Horizon conducted the tests at the main ESCO plant on Northwest 25th Street on June 2, 6 and 7, 2005. It tested emissions at the other ESCO plant on Northwest Brewer Street on June 15-17, 2005. An analysis of the data by this reporter shows that emissions of hexavalent chromium at ESCO amount to between 1 and 17 pounds per year, or 10 and 170 pounds per decade. Hexavalent chromium does not break down in the environment and accumulates in organisms.

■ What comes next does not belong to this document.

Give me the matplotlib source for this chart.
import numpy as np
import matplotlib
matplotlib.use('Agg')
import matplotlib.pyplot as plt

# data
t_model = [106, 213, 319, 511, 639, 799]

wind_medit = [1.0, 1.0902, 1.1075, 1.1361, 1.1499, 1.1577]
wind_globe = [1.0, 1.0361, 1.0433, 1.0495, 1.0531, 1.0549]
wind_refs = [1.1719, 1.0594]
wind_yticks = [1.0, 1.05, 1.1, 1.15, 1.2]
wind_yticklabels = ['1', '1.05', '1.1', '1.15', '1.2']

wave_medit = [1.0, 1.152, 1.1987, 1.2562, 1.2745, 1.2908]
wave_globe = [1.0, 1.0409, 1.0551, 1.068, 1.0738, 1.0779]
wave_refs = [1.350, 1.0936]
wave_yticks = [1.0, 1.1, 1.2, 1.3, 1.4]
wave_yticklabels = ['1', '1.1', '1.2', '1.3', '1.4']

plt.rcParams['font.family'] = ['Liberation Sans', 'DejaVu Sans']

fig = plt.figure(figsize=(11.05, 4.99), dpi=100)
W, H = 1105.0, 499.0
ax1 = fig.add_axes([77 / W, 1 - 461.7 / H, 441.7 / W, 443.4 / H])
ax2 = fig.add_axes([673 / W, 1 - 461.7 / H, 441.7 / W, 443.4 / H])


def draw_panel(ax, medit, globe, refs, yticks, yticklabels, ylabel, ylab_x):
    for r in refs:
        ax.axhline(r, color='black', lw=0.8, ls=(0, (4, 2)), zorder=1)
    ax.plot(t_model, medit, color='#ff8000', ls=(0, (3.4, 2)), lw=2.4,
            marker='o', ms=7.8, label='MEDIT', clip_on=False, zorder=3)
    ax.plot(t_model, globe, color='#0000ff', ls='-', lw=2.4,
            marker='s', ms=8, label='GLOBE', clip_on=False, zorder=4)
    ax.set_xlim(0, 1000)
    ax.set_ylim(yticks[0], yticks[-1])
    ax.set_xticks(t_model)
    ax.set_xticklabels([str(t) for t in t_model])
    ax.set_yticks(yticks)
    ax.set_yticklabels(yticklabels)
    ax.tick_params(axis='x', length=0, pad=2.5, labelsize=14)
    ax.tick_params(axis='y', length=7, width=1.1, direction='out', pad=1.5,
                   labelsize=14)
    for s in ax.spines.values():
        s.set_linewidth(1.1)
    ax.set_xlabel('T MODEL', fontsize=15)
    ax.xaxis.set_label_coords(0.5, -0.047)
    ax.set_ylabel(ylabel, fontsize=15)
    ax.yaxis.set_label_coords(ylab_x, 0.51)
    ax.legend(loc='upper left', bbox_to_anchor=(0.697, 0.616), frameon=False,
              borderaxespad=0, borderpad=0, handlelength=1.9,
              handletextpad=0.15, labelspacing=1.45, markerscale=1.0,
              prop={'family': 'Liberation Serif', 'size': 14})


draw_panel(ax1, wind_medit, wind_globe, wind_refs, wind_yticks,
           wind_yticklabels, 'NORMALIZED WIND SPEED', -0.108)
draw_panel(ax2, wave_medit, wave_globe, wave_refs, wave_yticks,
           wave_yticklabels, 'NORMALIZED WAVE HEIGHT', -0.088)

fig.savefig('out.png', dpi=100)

The EPA says that the respiratory tract is the major target organ for chromium 6 toxicity, both for acute (short-term) and chronic (long-term) inhalation exposures. Shortness of breath, coughing, and wheezing were reported from a case of acute exposure to chromium 6, while perforations and ulcerations of the septum, bronchitis, decreased pulmonary function, pneumonia, and other respiratory effects have been noted from chronic exposure. Human studies have clearly established that inhaled chromium 6 is a human carcinogen, resulting in an increased risk of lung cancer. Animal studies have shown chromium 6 to cause lung tumors via inhalation exposure.

Most of the 64 toxic substances emitted by ESCO have more than one known or suspected health effect. In addition to 7 substances that are known to cause cancer, another 12 are suspected carcinogens.

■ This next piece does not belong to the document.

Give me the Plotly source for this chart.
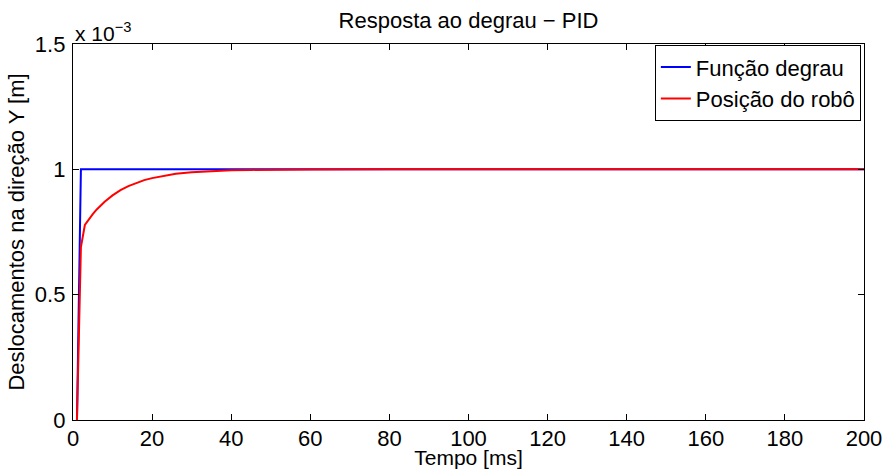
import plotly.graph_objects as go

# Step input (units of 1e-3 m)
t_step = [1, 2, 200]
y_step = [0.0, 1.0, 1.0]

# Robot position response (units of 1e-3 m)
t_robot = [1, 2, 3, 4, 5, 6, 7, 8, 10, 12, 14, 16, 18, 20, 23, 26, 30, 35, 40, 45, 50, 60, 80, 200]
y_robot = [0.0, 0.69, 0.778, 0.801, 0.821, 0.840, 0.856, 0.871, 0.896, 0.917, 0.933,
           0.946, 0.957, 0.965, 0.975, 0.982, 0.988, 0.993, 0.996, 0.9977, 0.9987,
           0.9995, 0.9999, 1.0]

x_ticks = [0, 20, 40, 60, 80, 100, 120, 140, 160, 180, 200]
y_ticks = [0, 0.5, 1, 1.5]
y_tick_text = ["0", "0.5", "1", "1.5"]

FONT = "Liberation Sans, Arial, Helvetica, sans-serif"

fig = go.Figure()
fig.add_trace(go.Scatter(x=t_step, y=y_step, mode="lines", name="Função degrau",
                         line=dict(color="#0000ff", width=2)))
fig.add_trace(go.Scatter(x=t_robot, y=y_robot, mode="lines", name="Posição do robô",
                         line=dict(color="#ff0000", width=2)))

axis_common = dict(showline=True, linecolor="black", linewidth=1.3, mirror="ticks",
                   ticks="inside", ticklen=6, tickcolor="black", tickwidth=1,
                   showgrid=False, zeroline=False, automargin=False,
                   tickfont=dict(family=FONT, size=22, color="black"))

fig.update_layout(
    width=885, height=469,
    margin=dict(l=73, r=21, t=44, b=49, autoexpand=False),
    paper_bgcolor="white", plot_bgcolor="white",
    font=dict(family=FONT, color="black"),
    title=dict(text="Resposta ao degrau − PID", x=0.5, xref="paper", xanchor="center",
               y=0.957, yanchor="middle", font=dict(family=FONT, size=22, color="black")),
    xaxis=dict(range=[0, 200], tickvals=x_ticks, ticklabelstandoff=-2,
               title=dict(text="Tempo [ms]", font=dict(family=FONT, size=21), standoff=1),
               **axis_common),
    yaxis=dict(range=[0, 1.5], tickvals=y_ticks, ticktext=y_tick_text, ticklabelstandoff=2,
               title=dict(text="Deslocamentos na direção Y [m]", font=dict(family=FONT, size=22),
                          standoff=4),
               **axis_common),
    legend=dict(x=0.996, y=0.997, xanchor="right", yanchor="top",
                bgcolor="white", bordercolor="black", borderwidth=1,
                font=dict(family=FONT, size=22, color="black"),
                tracegroupgap=0, itemwidth=30),
    showlegend=True,
)

fig.add_annotation(text="x 10<sup>−3</sup>", xref="paper", yref="paper", x=0.0, y=1.0,
                   xanchor="left", yanchor="bottom", showarrow=False, xshift=0, yshift=-3,
                   font=dict(family=FONT, size=21, color="black"))

fig.write_html("out.html")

According to information on these substances gathered by Environmental Defense and published at its web site www.scorecard.org from government environmental authorities, 39 are of the air toxics emitted by ESCO are classified as respiratory toxicants, 37 are classified as neurotoxins, 37 are skin or sense organ toxicants, 28 are gastrointestinal or liver toxicants, 26 are cardiovascular or blood toxicants, 24 are kidney toxicants, 22 are developmental toxicants, 19 are reproductive toxicants, 16 are Immunotoxicants, 8 are endocrine toxicants, and 1 is a musculoskeletal toxicant.

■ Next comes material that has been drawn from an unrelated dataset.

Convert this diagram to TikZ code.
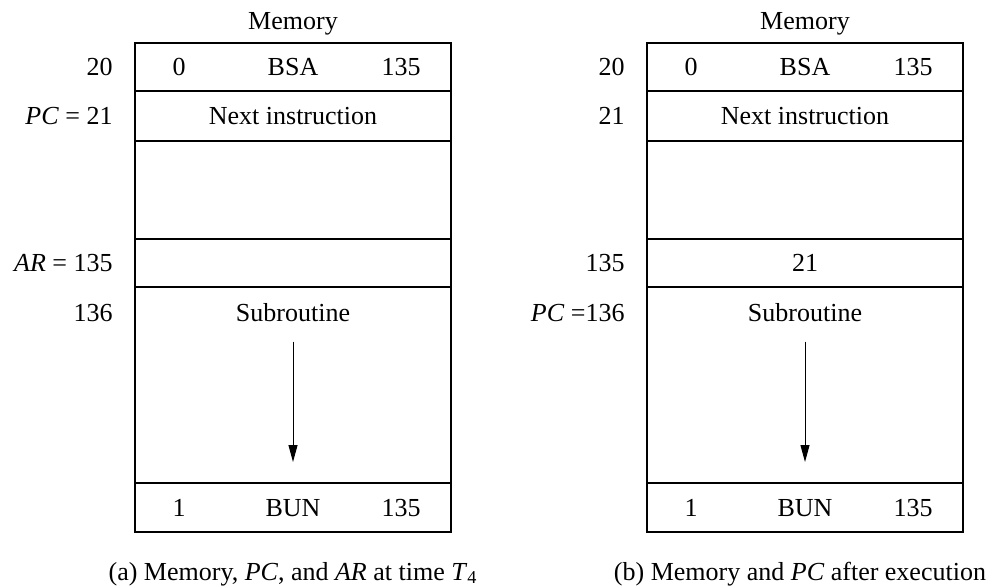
\documentclass[tikz,border=0pt]{standalone}
\usepackage{fontspec}
\setmainfont{Liberation Serif}
\usetikzlibrary{arrows.meta,positioning}
\tikzset{
  memcell/.style={draw,line width=1pt,outer sep=0pt,inner sep=0pt,minimum width=158pt},
  cellentry/.style={text height=9pt,text depth=0.5pt},
  addrlabel/.style={inner sep=0pt,anchor=east,text height=9pt,text depth=0.5pt},
  flowarrow/.style={-{Triangle[length=8.5pt,width=4.5pt]},line width=0.5pt}
}

\begin{document}
\begin{tikzpicture}[x=0.5pt,y=-0.5pt,font=\fontsize{13}{15}\selectfont]
\useasboundingbox (0,0) rectangle (995,588);
% (a) memory at time T4
\node[memcell,minimum height=24pt,anchor=north west] (a1) at (135,43) {};
\node[memcell,cellentry,minimum height=25pt,below=0pt of a1] (a2) {Next instruction};
\node[memcell,minimum height=49pt,below=0pt of a2] (a3) {};
\node[memcell,minimum height=24pt,below=0pt of a3] (a4) {};
\node[memcell,minimum height=98pt,below=0pt of a4] (a5) {};
\node[memcell,minimum height=24.5pt,below=0pt of a5] (a6) {};
\node[above=0.5pt of a1] (amem) {Memory};
\node[cellentry] (aind) at ([xshift=22pt]a1.west) {0};
\node[cellentry] (aop) at (a1) {BSA};
\node[cellentry] (aaddr) at ([xshift=-25pt]a1.east) {135};
\node[cellentry] (asub) at ([yshift=-13pt]a5.north) {Subroutine};
\coordinate (aend) at ([yshift=10.5pt]a5.south);
\draw[flowarrow,shorten <=6pt] (asub.south) -- (aend);
\node[cellentry] (bunind) at ([xshift=22pt]a6.west) {1};
\node[cellentry] (bunop) at (a6) {BUN};
\node[cellentry] (bunaddr) at ([xshift=-25pt]a6.east) {135};
\node[addrlabel] (aloc20) at ([xshift=-11pt]a1.west) {20};
\node[addrlabel] (apc) at ([xshift=-11pt]a2.west) {\textit{PC} = 21};
\node[addrlabel] (aar) at ([xshift=-11pt]a4.west) {\textit{AR} = 135};
\node[addrlabel,xshift=-11pt] (aloc136) at (a5.west |- asub) {136};
\node[below=11.5pt of a6] (acap) {(a) Memory, \textit{PC}, and \textit{AR} at time \textit{T}\textsubscript{4}};

% (b) memory after execution
\node[memcell,minimum height=24pt,anchor=north west] (b1) at (647,43) {};
\node[memcell,cellentry,minimum height=25pt,below=0pt of b1] (b2) {Next instruction};
\node[memcell,minimum height=49pt,below=0pt of b2] (b3) {};
\node[memcell,cellentry,minimum height=24pt,below=0pt of b3] (b4) {21};
\node[memcell,minimum height=98pt,below=0pt of b4] (b5) {};
\node[memcell,minimum height=24.5pt,below=0pt of b5] (b6) {};
\node[above=0.5pt of b1] (bmem) {Memory};
\node[cellentry] (bind) at ([xshift=22pt]b1.west) {0};
\node[cellentry] (bop) at (b1) {BSA};
\node[cellentry] (baddr) at ([xshift=-25pt]b1.east) {135};
\node[cellentry] (bsub) at ([yshift=-13pt]b5.north) {Subroutine};
\coordinate (bend) at ([yshift=10.5pt]b5.south);
\draw[flowarrow,shorten <=6pt] (bsub.south) -- (bend);
\node[cellentry] (bbunind) at ([xshift=22pt]b6.west) {1};
\node[cellentry] (bbunop) at (b6) {BUN};
\node[cellentry] (bbunaddr) at ([xshift=-25pt]b6.east) {135};
\node[addrlabel] (bloc20) at ([xshift=-11pt]b1.west) {20};
\node[addrlabel] (bloc21) at ([xshift=-11pt]b2.west) {21};
\node[addrlabel] (bloc135) at ([xshift=-11pt]b4.west) {135};
\node[addrlabel,xshift=-11pt] (bpc) at (b5.west |- bsub) {\textit{PC} =136};
\node[below=11.5pt of b6,xshift=-2.5pt] (bcap) {(b) Memory and \textit{PC} after execution};
\end{tikzpicture}
\end{document}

Genacsi, the producer of “What’s in the Air?”, a 1999 documentary filmed in Northwest Porrtland, Richmond, Falif., and Seattle on air quality in the neighborhood, has been battling ESCO over its smelly and toxic emissions for 15 years.

When she started the battle, she says, the DEQ said they did not know what was coming out of ESCO because they hadn’t monitored and didn’t have the money to monitor. In the early part of this decade, she and Dr. Robert Amundson led an effort to conduct citizen monitoring, which discovered more than 70 toxic chemicals in the air., including hexavalent chromium. They concluded that ESCO was the source of much of the pollution “by following our noses.”

At various times, more than 100 of her neighbors joined her in the fight, usually meeting at her house to discuss issues and strategy.